Instruction →
Copy each line of the data below with the word "this".
===== Stored rows =====
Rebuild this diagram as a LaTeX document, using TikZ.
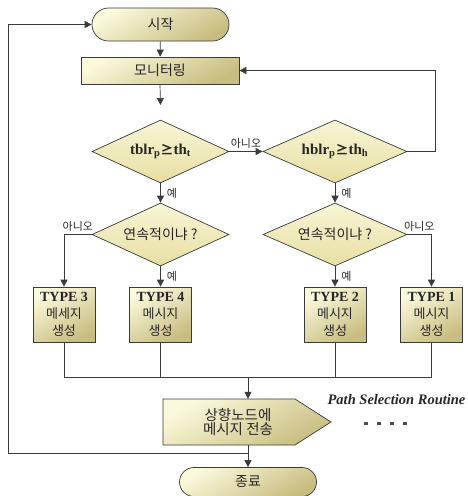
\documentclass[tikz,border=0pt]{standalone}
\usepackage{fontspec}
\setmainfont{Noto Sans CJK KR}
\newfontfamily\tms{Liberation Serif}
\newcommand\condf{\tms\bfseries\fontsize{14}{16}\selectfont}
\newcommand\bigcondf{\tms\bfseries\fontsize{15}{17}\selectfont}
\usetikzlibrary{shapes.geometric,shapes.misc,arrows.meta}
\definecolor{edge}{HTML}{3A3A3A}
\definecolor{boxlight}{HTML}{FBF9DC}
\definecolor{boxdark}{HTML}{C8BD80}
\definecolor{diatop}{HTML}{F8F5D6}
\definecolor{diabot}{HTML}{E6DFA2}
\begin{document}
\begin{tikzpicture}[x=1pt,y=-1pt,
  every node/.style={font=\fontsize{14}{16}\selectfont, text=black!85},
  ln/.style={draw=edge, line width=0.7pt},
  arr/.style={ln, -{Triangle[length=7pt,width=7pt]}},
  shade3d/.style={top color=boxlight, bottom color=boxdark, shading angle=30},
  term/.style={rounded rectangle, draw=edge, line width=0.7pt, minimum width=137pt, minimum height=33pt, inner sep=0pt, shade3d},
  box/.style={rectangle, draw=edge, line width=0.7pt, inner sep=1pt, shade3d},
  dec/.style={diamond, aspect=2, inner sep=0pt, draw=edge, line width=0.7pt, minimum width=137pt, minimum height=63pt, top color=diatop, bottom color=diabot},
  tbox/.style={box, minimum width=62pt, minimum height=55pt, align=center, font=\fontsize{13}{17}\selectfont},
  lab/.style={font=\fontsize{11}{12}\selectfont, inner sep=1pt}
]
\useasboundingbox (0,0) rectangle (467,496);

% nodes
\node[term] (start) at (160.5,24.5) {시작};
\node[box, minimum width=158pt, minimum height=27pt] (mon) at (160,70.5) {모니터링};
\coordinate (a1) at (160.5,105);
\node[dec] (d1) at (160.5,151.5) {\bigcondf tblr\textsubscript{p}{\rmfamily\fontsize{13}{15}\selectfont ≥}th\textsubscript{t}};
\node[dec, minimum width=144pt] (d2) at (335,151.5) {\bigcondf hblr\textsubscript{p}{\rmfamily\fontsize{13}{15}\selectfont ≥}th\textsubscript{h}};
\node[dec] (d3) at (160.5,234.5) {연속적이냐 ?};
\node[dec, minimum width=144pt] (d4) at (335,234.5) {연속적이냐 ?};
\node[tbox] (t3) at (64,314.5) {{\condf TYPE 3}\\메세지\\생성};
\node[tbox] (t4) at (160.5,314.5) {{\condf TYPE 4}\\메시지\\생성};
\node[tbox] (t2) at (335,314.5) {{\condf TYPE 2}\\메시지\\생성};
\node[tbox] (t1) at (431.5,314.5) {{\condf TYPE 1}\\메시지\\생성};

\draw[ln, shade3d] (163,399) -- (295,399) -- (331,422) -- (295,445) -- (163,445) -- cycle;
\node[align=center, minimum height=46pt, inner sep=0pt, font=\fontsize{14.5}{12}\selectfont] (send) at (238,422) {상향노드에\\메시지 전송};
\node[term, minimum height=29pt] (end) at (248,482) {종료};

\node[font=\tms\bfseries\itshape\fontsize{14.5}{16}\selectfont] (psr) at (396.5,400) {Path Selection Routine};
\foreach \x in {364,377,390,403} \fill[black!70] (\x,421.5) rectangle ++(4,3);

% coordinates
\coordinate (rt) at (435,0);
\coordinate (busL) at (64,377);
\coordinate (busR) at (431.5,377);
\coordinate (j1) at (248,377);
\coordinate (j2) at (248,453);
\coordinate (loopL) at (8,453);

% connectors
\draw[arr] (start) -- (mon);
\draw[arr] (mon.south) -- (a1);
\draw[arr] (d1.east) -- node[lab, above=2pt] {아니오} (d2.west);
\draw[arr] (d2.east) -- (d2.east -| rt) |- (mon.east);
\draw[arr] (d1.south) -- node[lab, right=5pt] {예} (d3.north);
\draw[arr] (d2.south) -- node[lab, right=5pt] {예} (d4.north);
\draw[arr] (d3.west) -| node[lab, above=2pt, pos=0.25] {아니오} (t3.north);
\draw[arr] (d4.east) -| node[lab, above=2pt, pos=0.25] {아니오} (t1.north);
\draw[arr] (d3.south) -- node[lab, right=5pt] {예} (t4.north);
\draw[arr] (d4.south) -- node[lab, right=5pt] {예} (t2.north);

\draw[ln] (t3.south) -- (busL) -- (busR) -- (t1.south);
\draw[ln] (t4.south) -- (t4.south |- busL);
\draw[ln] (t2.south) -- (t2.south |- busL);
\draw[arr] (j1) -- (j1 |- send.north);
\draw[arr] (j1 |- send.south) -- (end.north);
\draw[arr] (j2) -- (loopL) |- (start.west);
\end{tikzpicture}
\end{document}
=====
===== Stored rows =====
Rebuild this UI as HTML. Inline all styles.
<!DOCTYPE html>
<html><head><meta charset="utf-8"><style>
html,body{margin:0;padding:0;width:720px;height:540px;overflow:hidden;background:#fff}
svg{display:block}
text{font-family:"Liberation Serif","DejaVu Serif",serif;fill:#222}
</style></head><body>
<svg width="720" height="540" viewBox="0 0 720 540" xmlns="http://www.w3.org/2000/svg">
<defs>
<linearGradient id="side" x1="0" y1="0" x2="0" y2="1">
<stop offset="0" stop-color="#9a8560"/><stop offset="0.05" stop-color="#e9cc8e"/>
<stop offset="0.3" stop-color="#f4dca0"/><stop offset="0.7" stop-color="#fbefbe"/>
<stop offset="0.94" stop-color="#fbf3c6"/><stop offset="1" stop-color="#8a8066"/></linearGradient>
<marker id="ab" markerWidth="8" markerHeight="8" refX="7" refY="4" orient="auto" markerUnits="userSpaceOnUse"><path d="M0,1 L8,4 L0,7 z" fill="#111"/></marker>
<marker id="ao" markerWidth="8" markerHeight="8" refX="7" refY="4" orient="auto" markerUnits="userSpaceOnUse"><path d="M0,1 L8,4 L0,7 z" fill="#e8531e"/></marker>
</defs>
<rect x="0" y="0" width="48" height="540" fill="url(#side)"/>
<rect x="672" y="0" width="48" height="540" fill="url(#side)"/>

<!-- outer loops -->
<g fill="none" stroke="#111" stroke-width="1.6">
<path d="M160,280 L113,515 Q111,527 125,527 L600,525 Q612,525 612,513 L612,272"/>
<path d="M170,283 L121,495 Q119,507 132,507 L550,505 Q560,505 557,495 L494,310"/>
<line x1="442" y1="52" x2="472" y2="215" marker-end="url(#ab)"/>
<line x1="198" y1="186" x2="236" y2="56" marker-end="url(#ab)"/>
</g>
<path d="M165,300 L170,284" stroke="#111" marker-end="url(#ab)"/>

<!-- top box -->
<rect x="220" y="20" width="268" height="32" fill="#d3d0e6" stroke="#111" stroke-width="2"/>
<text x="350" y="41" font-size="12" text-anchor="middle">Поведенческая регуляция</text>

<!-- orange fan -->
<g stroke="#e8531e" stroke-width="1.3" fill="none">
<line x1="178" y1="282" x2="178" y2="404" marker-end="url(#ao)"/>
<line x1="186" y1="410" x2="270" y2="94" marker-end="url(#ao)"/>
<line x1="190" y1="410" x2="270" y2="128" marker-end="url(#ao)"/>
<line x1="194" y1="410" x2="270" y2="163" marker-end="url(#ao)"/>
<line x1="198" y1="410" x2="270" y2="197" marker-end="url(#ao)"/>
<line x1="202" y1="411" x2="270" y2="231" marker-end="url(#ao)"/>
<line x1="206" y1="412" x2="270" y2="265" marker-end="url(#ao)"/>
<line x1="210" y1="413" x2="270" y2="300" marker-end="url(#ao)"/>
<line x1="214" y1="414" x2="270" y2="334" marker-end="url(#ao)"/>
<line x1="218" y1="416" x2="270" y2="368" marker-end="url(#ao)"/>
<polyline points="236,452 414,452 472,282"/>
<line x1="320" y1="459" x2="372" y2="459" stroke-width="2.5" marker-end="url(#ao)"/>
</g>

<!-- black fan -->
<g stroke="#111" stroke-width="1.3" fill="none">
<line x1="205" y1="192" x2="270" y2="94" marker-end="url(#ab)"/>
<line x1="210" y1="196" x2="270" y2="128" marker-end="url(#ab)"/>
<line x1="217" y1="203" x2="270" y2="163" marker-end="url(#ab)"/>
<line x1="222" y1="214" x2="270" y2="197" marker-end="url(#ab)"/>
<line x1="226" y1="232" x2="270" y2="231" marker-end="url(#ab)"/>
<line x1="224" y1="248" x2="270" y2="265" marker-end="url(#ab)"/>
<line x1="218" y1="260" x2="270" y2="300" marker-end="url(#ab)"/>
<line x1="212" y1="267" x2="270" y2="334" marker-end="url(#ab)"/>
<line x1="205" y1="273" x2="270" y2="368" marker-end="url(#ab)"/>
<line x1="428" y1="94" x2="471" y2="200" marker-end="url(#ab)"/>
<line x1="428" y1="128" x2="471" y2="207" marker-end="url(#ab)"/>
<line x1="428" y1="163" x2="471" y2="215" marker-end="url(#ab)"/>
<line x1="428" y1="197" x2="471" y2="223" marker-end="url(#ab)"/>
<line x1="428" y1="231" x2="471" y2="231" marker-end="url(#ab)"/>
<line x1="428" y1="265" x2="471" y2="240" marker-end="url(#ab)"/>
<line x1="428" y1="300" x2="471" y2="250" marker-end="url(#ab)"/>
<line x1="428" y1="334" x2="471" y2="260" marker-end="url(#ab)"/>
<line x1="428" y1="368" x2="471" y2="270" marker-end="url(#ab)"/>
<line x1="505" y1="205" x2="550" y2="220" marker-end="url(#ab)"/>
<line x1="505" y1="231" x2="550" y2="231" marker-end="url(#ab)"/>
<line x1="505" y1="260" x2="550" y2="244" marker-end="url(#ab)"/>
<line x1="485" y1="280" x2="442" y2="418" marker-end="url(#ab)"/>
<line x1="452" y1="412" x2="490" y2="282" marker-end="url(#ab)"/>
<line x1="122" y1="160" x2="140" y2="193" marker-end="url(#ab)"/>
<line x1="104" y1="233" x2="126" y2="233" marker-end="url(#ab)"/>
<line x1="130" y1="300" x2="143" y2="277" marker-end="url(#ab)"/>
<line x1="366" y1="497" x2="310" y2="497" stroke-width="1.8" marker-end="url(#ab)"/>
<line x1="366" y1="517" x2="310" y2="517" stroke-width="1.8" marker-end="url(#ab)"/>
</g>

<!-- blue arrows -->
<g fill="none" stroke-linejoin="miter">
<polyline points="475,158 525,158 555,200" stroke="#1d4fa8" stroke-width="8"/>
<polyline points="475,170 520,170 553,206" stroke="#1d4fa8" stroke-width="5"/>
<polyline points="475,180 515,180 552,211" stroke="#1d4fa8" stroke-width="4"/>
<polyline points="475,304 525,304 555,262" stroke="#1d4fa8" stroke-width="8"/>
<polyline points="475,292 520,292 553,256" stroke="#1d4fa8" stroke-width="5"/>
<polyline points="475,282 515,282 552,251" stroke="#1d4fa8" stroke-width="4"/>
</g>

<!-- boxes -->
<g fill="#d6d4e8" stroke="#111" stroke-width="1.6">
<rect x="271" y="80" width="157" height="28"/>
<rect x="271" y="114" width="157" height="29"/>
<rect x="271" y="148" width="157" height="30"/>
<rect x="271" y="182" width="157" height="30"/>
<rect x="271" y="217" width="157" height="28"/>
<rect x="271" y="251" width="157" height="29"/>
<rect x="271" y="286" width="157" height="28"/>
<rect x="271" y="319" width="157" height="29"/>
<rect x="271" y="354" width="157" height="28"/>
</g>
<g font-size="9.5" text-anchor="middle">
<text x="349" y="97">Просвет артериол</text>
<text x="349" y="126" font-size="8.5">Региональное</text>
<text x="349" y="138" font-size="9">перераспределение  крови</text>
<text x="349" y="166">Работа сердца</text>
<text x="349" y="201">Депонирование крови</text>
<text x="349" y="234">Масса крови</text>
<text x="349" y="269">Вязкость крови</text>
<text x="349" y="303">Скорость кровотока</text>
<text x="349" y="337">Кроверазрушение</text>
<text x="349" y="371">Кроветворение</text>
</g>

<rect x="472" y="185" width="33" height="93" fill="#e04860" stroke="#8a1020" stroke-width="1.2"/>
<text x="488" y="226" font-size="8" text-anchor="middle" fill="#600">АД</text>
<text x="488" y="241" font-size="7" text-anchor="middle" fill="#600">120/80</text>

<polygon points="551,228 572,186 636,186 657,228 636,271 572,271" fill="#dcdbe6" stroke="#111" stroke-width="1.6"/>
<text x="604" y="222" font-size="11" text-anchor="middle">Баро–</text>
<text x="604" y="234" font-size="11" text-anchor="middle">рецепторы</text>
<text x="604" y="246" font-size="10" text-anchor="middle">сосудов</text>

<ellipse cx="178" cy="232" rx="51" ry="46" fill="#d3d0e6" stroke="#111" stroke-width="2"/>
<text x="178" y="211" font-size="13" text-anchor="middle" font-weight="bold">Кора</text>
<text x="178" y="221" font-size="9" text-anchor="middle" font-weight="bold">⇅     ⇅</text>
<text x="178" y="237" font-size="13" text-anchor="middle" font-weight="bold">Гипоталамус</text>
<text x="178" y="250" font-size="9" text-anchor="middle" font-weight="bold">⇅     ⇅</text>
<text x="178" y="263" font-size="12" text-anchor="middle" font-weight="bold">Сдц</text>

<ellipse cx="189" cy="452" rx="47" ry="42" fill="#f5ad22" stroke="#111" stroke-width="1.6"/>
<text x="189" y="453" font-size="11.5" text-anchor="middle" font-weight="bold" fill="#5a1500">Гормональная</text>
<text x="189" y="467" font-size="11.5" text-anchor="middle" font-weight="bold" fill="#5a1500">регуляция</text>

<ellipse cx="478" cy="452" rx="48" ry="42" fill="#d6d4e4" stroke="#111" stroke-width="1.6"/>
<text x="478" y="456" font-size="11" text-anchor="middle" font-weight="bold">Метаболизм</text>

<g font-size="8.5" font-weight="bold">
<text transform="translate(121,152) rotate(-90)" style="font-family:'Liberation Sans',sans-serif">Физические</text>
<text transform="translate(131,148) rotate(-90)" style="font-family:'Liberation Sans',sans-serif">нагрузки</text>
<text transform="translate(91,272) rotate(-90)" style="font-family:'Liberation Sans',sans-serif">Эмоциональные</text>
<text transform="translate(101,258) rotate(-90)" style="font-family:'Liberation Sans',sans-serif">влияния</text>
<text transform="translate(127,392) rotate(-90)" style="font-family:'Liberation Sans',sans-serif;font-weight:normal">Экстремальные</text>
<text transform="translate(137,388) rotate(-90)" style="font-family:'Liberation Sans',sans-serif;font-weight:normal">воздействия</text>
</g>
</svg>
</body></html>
=====
Task solution →
Rebuild this diagram as a LaTeX document, using TikZ.
Rebuild this UI as HTML. Inline all styles.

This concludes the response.